RAW DATA.
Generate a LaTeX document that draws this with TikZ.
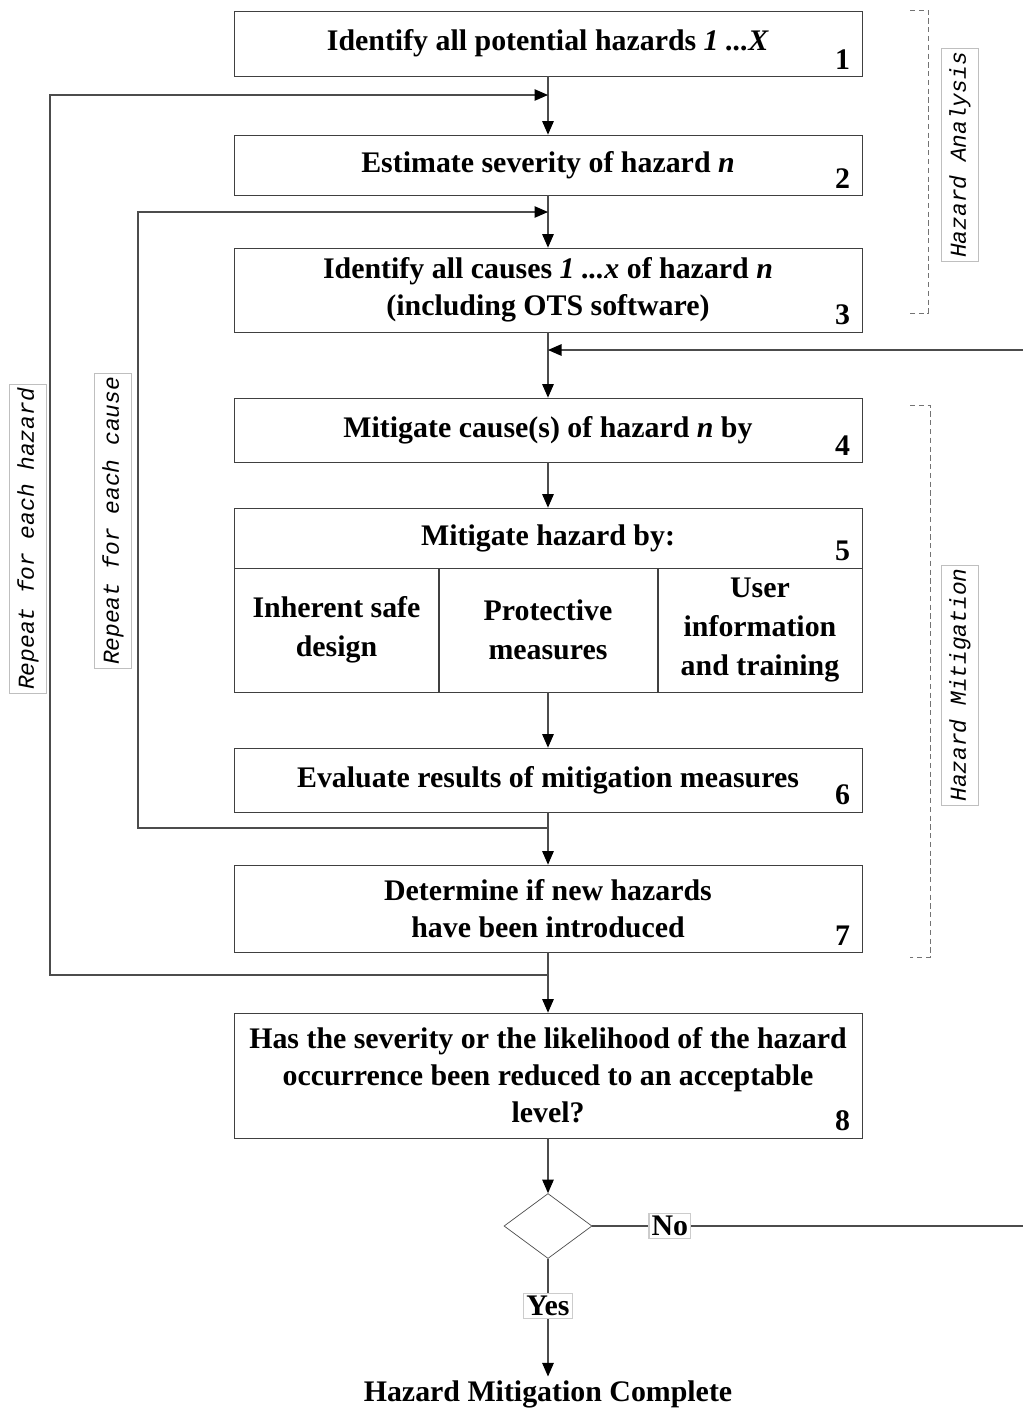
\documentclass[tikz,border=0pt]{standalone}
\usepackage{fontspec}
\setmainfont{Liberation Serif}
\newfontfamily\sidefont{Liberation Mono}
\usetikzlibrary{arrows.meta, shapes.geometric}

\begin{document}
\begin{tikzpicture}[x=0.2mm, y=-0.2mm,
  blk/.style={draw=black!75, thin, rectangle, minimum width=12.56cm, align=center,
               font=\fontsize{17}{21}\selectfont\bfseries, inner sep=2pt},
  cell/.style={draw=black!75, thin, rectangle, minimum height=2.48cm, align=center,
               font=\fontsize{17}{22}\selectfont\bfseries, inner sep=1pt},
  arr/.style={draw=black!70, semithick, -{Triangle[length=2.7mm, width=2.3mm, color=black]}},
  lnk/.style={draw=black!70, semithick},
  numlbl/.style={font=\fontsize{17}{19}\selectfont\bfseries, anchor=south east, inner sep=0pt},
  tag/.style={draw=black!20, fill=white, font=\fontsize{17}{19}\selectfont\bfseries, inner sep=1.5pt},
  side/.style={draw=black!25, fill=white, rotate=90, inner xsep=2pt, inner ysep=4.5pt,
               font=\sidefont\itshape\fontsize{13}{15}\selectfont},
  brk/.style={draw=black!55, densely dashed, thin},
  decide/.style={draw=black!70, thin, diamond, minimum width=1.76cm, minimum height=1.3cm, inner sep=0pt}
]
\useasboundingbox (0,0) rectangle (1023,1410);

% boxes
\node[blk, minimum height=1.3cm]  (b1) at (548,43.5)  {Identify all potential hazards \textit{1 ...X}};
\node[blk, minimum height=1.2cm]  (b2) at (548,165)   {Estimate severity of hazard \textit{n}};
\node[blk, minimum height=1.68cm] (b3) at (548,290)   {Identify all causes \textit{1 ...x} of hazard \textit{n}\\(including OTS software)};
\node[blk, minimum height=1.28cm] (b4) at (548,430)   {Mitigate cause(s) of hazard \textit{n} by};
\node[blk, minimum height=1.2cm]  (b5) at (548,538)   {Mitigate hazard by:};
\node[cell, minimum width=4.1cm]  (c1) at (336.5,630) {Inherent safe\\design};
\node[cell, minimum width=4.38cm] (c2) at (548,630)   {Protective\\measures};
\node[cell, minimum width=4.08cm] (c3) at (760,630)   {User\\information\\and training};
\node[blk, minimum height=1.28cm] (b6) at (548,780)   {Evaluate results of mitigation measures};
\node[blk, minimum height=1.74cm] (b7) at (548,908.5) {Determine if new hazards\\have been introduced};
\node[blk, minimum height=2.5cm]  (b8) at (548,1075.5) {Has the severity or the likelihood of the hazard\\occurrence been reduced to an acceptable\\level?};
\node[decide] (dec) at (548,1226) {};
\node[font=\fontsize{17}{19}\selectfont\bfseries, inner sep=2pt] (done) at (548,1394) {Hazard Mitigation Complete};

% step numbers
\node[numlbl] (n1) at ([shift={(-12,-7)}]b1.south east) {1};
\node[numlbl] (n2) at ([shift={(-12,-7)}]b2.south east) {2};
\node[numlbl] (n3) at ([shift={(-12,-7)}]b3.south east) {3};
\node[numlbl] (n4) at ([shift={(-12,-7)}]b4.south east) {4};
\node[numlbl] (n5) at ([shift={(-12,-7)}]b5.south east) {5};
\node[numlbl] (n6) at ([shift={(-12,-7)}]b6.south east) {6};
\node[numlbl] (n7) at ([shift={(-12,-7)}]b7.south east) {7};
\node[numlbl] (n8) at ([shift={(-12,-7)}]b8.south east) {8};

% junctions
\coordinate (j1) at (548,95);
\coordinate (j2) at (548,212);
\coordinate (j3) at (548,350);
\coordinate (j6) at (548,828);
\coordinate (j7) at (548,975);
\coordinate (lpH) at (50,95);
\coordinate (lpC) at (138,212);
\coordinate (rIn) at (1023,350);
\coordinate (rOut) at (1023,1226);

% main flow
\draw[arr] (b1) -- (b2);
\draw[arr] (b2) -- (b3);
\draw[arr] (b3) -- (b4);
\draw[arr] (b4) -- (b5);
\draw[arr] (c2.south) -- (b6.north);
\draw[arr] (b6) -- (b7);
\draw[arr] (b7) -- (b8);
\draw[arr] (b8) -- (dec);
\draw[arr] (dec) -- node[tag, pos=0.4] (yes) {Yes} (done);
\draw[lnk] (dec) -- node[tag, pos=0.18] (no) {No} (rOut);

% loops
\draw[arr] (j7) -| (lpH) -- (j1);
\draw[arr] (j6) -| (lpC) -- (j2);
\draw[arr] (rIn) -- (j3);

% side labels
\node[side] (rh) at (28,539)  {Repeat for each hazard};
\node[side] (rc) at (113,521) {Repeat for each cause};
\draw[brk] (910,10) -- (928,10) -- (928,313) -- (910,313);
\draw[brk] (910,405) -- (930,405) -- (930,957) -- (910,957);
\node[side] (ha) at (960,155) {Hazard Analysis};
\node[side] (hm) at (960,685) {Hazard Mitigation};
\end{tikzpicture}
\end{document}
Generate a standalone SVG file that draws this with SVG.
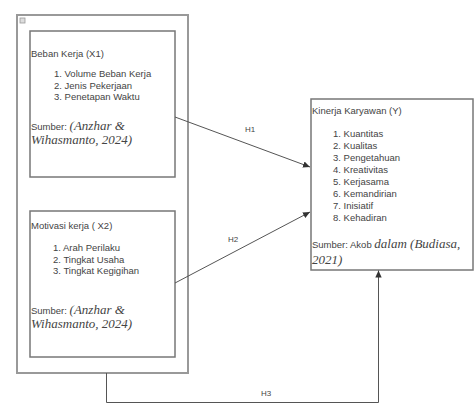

DO THIS.
Extract the full listing above verbatim; pictures are to be left out of the copy.

WRITTEN REPLY.
Generate a LaTeX document that draws this with TikZ.
\documentclass[tikz,border=0pt]{standalone}
\usepackage{fontspec}
\setmainfont{Liberation Serif}
\newfontfamily\sidefont{Liberation Mono}
\usetikzlibrary{arrows.meta, shapes.geometric}

\begin{document}
\begin{tikzpicture}[x=0.2mm, y=-0.2mm,
  blk/.style={draw=black!75, thin, rectangle, minimum width=12.56cm, align=center,
               font=\fontsize{17}{21}\selectfont\bfseries, inner sep=2pt},
  cell/.style={draw=black!75, thin, rectangle, minimum height=2.48cm, align=center,
               font=\fontsize{17}{22}\selectfont\bfseries, inner sep=1pt},
  arr/.style={draw=black!70, semithick, -{Triangle[length=2.7mm, width=2.3mm, color=black]}},
  lnk/.style={draw=black!70, semithick},
  numlbl/.style={font=\fontsize{17}{19}\selectfont\bfseries, anchor=south east, inner sep=0pt},
  tag/.style={draw=black!20, fill=white, font=\fontsize{17}{19}\selectfont\bfseries, inner sep=1.5pt},
  side/.style={draw=black!25, fill=white, rotate=90, inner xsep=2pt, inner ysep=4.5pt,
               font=\sidefont\itshape\fontsize{13}{15}\selectfont},
  brk/.style={draw=black!55, densely dashed, thin},
  decide/.style={draw=black!70, thin, diamond, minimum width=1.76cm, minimum height=1.3cm, inner sep=0pt}
]
\useasboundingbox (0,0) rectangle (1023,1410);

% boxes
\node[blk, minimum height=1.3cm]  (b1) at (548,43.5)  {Identify all potential hazards \textit{1 ...X}};
\node[blk, minimum height=1.2cm]  (b2) at (548,165)   {Estimate severity of hazard \textit{n}};
\node[blk, minimum height=1.68cm] (b3) at (548,290)   {Identify all causes \textit{1 ...x} of hazard \textit{n}\\(including OTS software)};
\node[blk, minimum height=1.28cm] (b4) at (548,430)   {Mitigate cause(s) of hazard \textit{n} by};
\node[blk, minimum height=1.2cm]  (b5) at (548,538)   {Mitigate hazard by:};
\node[cell, minimum width=4.1cm]  (c1) at (336.5,630) {Inherent safe\\design};
\node[cell, minimum width=4.38cm] (c2) at (548,630)   {Protective\\measures};
\node[cell, minimum width=4.08cm] (c3) at (760,630)   {User\\information\\and training};
\node[blk, minimum height=1.28cm] (b6) at (548,780)   {Evaluate results of mitigation measures};
\node[blk, minimum height=1.74cm] (b7) at (548,908.5) {Determine if new hazards\\have been introduced};
\node[blk, minimum height=2.5cm]  (b8) at (548,1075.5) {Has the severity or the likelihood of the hazard\\occurrence been reduced to an acceptable\\level?};
\node[decide] (dec) at (548,1226) {};
\node[font=\fontsize{17}{19}\selectfont\bfseries, inner sep=2pt] (done) at (548,1394) {Hazard Mitigation Complete};

% step numbers
\node[numlbl] (n1) at ([shift={(-12,-7)}]b1.south east) {1};
\node[numlbl] (n2) at ([shift={(-12,-7)}]b2.south east) {2};
\node[numlbl] (n3) at ([shift={(-12,-7)}]b3.south east) {3};
\node[numlbl] (n4) at ([shift={(-12,-7)}]b4.south east) {4};
\node[numlbl] (n5) at ([shift={(-12,-7)}]b5.south east) {5};
\node[numlbl] (n6) at ([shift={(-12,-7)}]b6.south east) {6};
\node[numlbl] (n7) at ([shift={(-12,-7)}]b7.south east) {7};
\node[numlbl] (n8) at ([shift={(-12,-7)}]b8.south east) {8};

% junctions
\coordinate (j1) at (548,95);
\coordinate (j2) at (548,212);
\coordinate (j3) at (548,350);
\coordinate (j6) at (548,828);
\coordinate (j7) at (548,975);
\coordinate (lpH) at (50,95);
\coordinate (lpC) at (138,212);
\coordinate (rIn) at (1023,350);
\coordinate (rOut) at (1023,1226);

% main flow
\draw[arr] (b1) -- (b2);
\draw[arr] (b2) -- (b3);
\draw[arr] (b3) -- (b4);
\draw[arr] (b4) -- (b5);
\draw[arr] (c2.south) -- (b6.north);
\draw[arr] (b6) -- (b7);
\draw[arr] (b7) -- (b8);
\draw[arr] (b8) -- (dec);
\draw[arr] (dec) -- node[tag, pos=0.4] (yes) {Yes} (done);
\draw[lnk] (dec) -- node[tag, pos=0.18] (no) {No} (rOut);

% loops
\draw[arr] (j7) -| (lpH) -- (j1);
\draw[arr] (j6) -| (lpC) -- (j2);
\draw[arr] (rIn) -- (j3);

% side labels
\node[side] (rh) at (28,539)  {Repeat for each hazard};
\node[side] (rc) at (113,521) {Repeat for each cause};
\draw[brk] (910,10) -- (928,10) -- (928,313) -- (910,313);
\draw[brk] (910,405) -- (930,405) -- (930,957) -- (910,957);
\node[side] (ha) at (960,155) {Hazard Analysis};
\node[side] (hm) at (960,685) {Hazard Mitigation};
\end{tikzpicture}
\end{document}
Generate a standalone SVG file that draws this with SVG.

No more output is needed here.